- **BRIEF**
Will you write out the data exactly, excluding every picture?
------------------------------------------------------------------------
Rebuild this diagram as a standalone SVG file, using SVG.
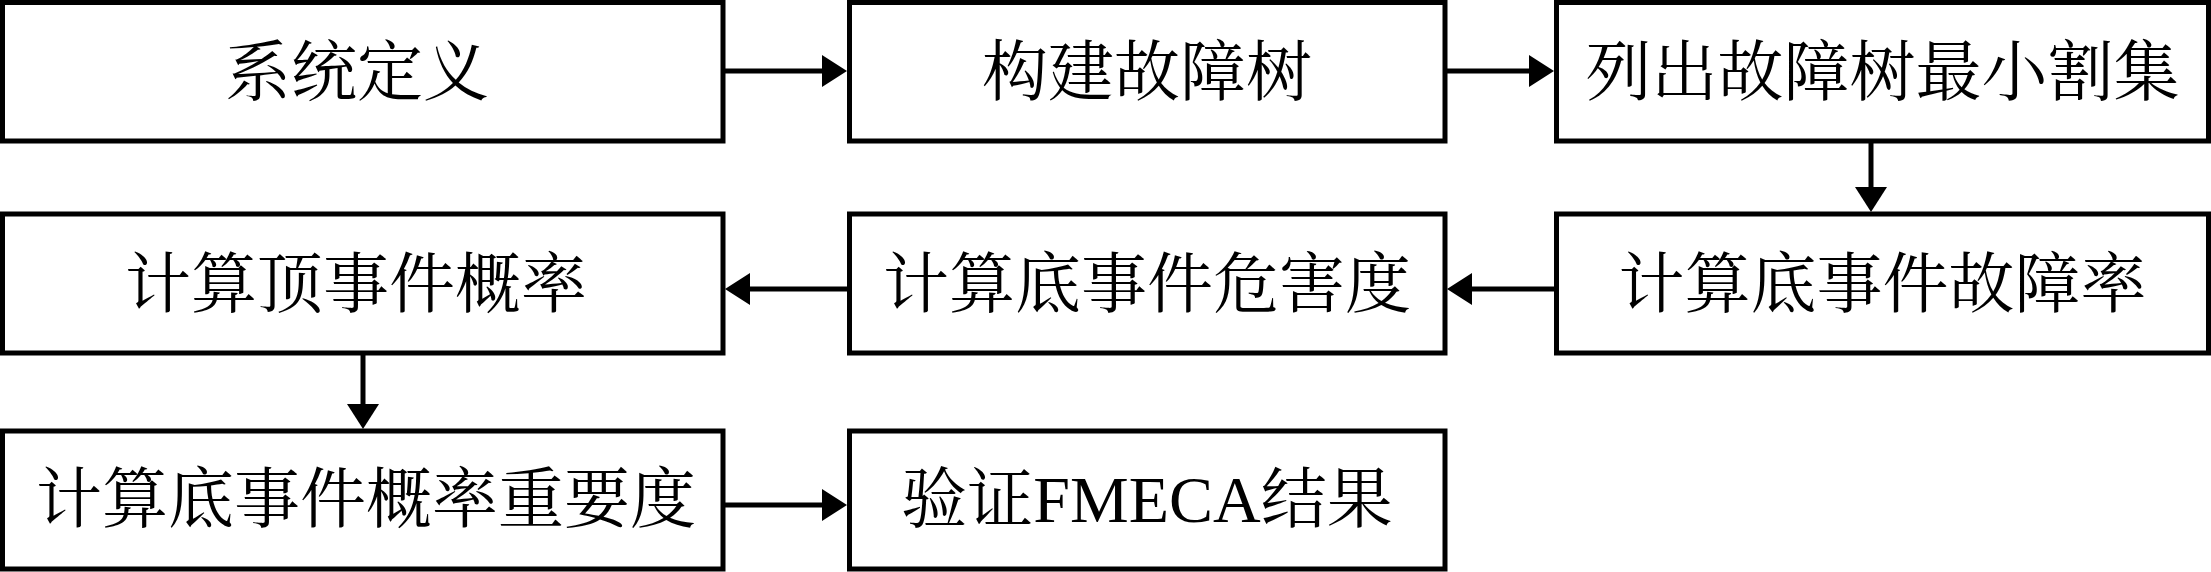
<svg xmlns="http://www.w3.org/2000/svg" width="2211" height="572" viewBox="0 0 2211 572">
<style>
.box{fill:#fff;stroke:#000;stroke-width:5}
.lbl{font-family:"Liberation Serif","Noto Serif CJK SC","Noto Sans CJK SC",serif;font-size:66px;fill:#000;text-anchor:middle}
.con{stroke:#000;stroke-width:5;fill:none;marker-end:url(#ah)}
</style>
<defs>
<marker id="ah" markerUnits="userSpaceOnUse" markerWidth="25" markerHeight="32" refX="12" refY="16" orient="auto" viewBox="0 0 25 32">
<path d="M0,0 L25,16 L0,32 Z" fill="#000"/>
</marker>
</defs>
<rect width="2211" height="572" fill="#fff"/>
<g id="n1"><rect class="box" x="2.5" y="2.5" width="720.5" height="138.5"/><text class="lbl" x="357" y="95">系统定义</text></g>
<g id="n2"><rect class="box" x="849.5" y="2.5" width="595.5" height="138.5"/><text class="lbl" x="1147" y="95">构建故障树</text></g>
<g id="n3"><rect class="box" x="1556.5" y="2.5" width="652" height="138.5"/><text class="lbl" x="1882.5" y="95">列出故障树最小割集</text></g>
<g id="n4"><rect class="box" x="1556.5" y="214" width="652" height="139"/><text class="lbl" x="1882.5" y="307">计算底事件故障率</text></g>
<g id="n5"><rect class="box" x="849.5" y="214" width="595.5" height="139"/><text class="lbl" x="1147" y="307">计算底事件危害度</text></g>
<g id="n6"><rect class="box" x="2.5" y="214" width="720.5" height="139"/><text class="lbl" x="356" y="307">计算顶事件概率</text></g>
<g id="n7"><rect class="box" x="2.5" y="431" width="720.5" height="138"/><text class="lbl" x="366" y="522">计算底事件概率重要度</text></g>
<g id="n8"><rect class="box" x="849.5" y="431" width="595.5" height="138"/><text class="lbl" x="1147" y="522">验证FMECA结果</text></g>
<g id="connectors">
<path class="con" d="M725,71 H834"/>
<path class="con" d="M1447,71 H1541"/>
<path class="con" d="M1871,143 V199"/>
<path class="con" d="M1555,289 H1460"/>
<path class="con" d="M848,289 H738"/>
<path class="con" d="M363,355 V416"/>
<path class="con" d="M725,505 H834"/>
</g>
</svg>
------------------------------------------------------------------------
- **FINISHED TASK**
Rebuild this diagram as a standalone SVG file, using SVG.
<svg xmlns="http://www.w3.org/2000/svg" width="2211" height="572" viewBox="0 0 2211 572">
<style>
.box{fill:#fff;stroke:#000;stroke-width:5}
.lbl{font-family:"Liberation Serif","Noto Serif CJK SC","Noto Sans CJK SC",serif;font-size:66px;fill:#000;text-anchor:middle}
.con{stroke:#000;stroke-width:5;fill:none;marker-end:url(#ah)}
</style>
<defs>
<marker id="ah" markerUnits="userSpaceOnUse" markerWidth="25" markerHeight="32" refX="12" refY="16" orient="auto" viewBox="0 0 25 32">
<path d="M0,0 L25,16 L0,32 Z" fill="#000"/>
</marker>
</defs>
<rect width="2211" height="572" fill="#fff"/>
<g id="n1"><rect class="box" x="2.5" y="2.5" width="720.5" height="138.5"/><text class="lbl" x="357" y="95">系统定义</text></g>
<g id="n2"><rect class="box" x="849.5" y="2.5" width="595.5" height="138.5"/><text class="lbl" x="1147" y="95">构建故障树</text></g>
<g id="n3"><rect class="box" x="1556.5" y="2.5" width="652" height="138.5"/><text class="lbl" x="1882.5" y="95">列出故障树最小割集</text></g>
<g id="n4"><rect class="box" x="1556.5" y="214" width="652" height="139"/><text class="lbl" x="1882.5" y="307">计算底事件故障率</text></g>
<g id="n5"><rect class="box" x="849.5" y="214" width="595.5" height="139"/><text class="lbl" x="1147" y="307">计算底事件危害度</text></g>
<g id="n6"><rect class="box" x="2.5" y="214" width="720.5" height="139"/><text class="lbl" x="356" y="307">计算顶事件概率</text></g>
<g id="n7"><rect class="box" x="2.5" y="431" width="720.5" height="138"/><text class="lbl" x="366" y="522">计算底事件概率重要度</text></g>
<g id="n8"><rect class="box" x="849.5" y="431" width="595.5" height="138"/><text class="lbl" x="1147" y="522">验证FMECA结果</text></g>
<g id="connectors">
<path class="con" d="M725,71 H834"/>
<path class="con" d="M1447,71 H1541"/>
<path class="con" d="M1871,143 V199"/>
<path class="con" d="M1555,289 H1460"/>
<path class="con" d="M848,289 H738"/>
<path class="con" d="M363,355 V416"/>
<path class="con" d="M725,505 H834"/>
</g>
</svg>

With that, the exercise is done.